Surpassing the recommended amount may become even more difficult this year--not only because costs are pushing both jobs and IGans close to their maximum, but also because of more stringent limits on this year's on-campus employment. Largely unendorsed "earning ceilings" in other years had allowed some industrious students to earn the federal work-study allowances of two or three.
Faced with probable cuts of around 10 percent--a $173,000 difference--"We thought it was worth dividing it up a little more evenly." Martha Homer, director of student employment, says. Her office plans to enforce ceilings more rigidly, and sent out worksheets over the summer asking students figure out whether they had yet surpassed theirs. The form was "more anxiety-producing than anything we've done in the past," Homer says.
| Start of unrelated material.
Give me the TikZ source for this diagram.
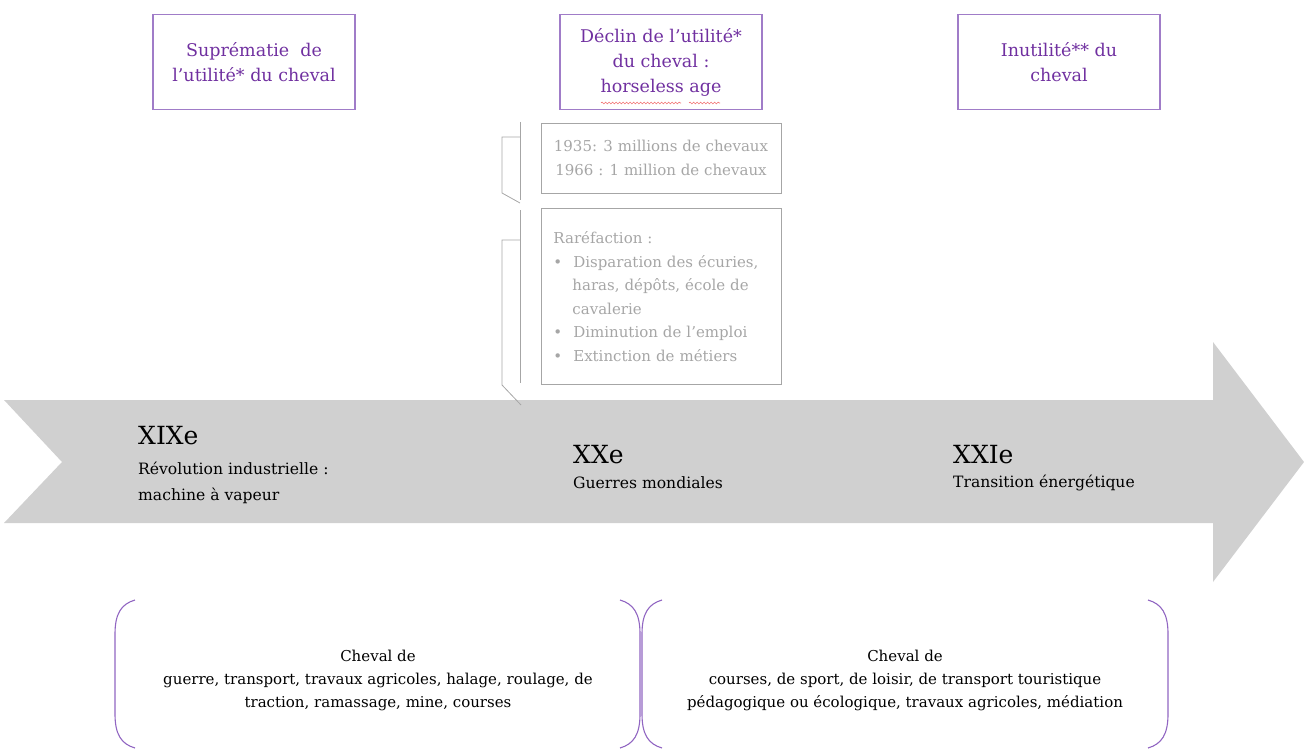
\documentclass[tikz,border=0pt]{standalone}
\usepackage{fontspec}
\setmainfont{DejaVu Serif}
\usetikzlibrary{decorations.pathmorphing}

\definecolor{purpletext}{HTML}{7030A0}
\definecolor{purpleline}{HTML}{A07CC8}
\definecolor{bracketline}{HTML}{9166C2}
\definecolor{graytext}{HTML}{A6A6A6}
\definecolor{arrowgray}{HTML}{D0D0D0}
\definecolor{spellred}{HTML}{F07070}

\tikzset{
  topbox/.style={draw=purpleline, line width=1.2pt, text=purpletext, align=center,
    minimum width=202pt, minimum height=95pt, inner sep=0pt,
    font=\fontsize{17.5}{25}\selectfont},
  graybox/.style={draw=graytext, line width=0.9pt, text=graytext, inner sep=0pt,
    minimum width=240pt, font=\fontsize{15}{23.5}\selectfont},
  century/.style={anchor=west, inner sep=0pt, font=\fontsize{25}{28}\selectfont},
  period/.style={anchor=west, inner sep=0pt, align=left, font=\fontsize{15.6}{25.5}\selectfont},
  usebox/.style={align=center, inner sep=0pt, font=\fontsize{15}{23}\selectfont},
  bracket/.style={draw=bracketline, line width=1.1pt},
  callout/.style={draw=graytext, line width=0.8pt},
  squiggle/.style={draw=spellred, line width=0.6pt,
    decorate, decoration={snake, amplitude=0.9pt, segment length=3.5pt}}
}

\begin{document}
\begin{tikzpicture}[x=1pt, y=-1pt]
  \useasboundingbox (0, 0) rectangle (1304, 749);

  % big time arrow
  \fill[arrowgray] (4, 400) -- (1213, 400) -- (1213, 342) -- (1304, 462)
    -- (1213, 582) -- (1213, 523) -- (4, 523) -- (62, 462) -- cycle;

  % top boxes
  \node[topbox] (supr) at (254, 62) {Suprématie~ de\\l'utilité* du cheval};
  \node[topbox] (decl) at (661, 62) {Déclin de l'utilité*\\du cheval :\\horseless age};
  \node[topbox] (inut) at (1059, 62) {Inutilité** du\\cheval};

  % spell check marks
  \draw[squiggle] (601, 103) -- (681, 103);
  \draw[squiggle] (689, 103) -- (720, 103);

  % gray boxes
  \node[graybox, minimum height=70pt, align=center] (chiffres) at (661, 158)
    {1935: 3 millions de chevaux\\1966 : 1 million de chevaux};
  \node[graybox, minimum height=176pt, text width=216pt, inner xsep=12pt,
    align=left, anchor=north west] (rare) at (541, 208)
    {Raréfaction :\\
     \textbullet\hspace{11pt}Disparation des écuries,\\
     \hspace{19pt}haras, dépôts, école de\\
     \hspace{19pt}cavalerie\\
     \textbullet\hspace{11pt}Diminution de l'emploi\\
     \textbullet\hspace{11pt}Extinction de métiers};

  % callout brackets
  \draw[callout] (520, 122) -- (520, 200);
  \draw[callout] (520, 137) -- (502, 137) -- (502, 193) -- (520, 203);
  \draw[callout] (520, 210) -- (520, 383);
  \draw[callout] (520, 240) -- (502, 240) -- (502, 385) -- (521, 405);

  % centuries on the arrow
  \node[century] (xix) at (138, 436) {XIXe};
  \node[period] (revo) at (138, 483) {Révolution industrielle :\\machine à vapeur};
  \node[century] (xx) at (573, 455) {XXe};
  \node[period] (guer) at (573, 483) {Guerres mondiales};
  \node[century] (xxi) at (953, 455) {XXIe};
  \node[period] (tran) at (953, 483) {Transition énergétique};

  % bottom bracket boxes
  \draw[bracket] (135, 600) .. controls (121, 604) and (115, 614) .. (115, 634)
    -- (115, 714) .. controls (115, 734) and (121, 744) .. (135, 748);
  \draw[bracket] (620, 600) .. controls (634, 604) and (640, 614) .. (640, 634)
    -- (640, 714) .. controls (640, 734) and (634, 744) .. (620, 748);
  \draw[bracket] (662, 600) .. controls (648, 604) and (642, 614) .. (642, 634)
    -- (642, 714) .. controls (642, 734) and (648, 744) .. (662, 748);
  \draw[bracket] (1148, 600) .. controls (1162, 604) and (1168, 614) .. (1168, 634)
    -- (1168, 714) .. controls (1168, 734) and (1162, 744) .. (1148, 748);

  \node[usebox] (hier) at (378, 680)
    {Cheval de\\guerre, transport, travaux agricoles, halage, roulage, de\\traction, ramassage, mine, courses};
  \node[usebox] (auj) at (905, 680)
    {Cheval de\\courses, de sport, de loisir, de transport touristique\\pédagogique ou écologique, travaux agricoles, médiation};
\end{tikzpicture}
\end{document}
Those whose packages--work-study or otherwise--have kept pace with costs seem to share nonetheless in the anxiety. Though plenty of aid recipients face no problems in the coming year, a "near miss" mentality makes itself known. "I'm getting thorugh at just the right time, I guess," says Colleen Ogle '83, an Ohio native whose senior-year grant grew proportionally to costs. "I felt very lucky--I knew it's getting tougher all the time."
Ogle, when comparing her circumstances with others', evinces the curious reverse reasoning that the logic of the aid office seems to inspire. "My father's salary went down some this year," she says, "so, in a way, I guess that was lucky."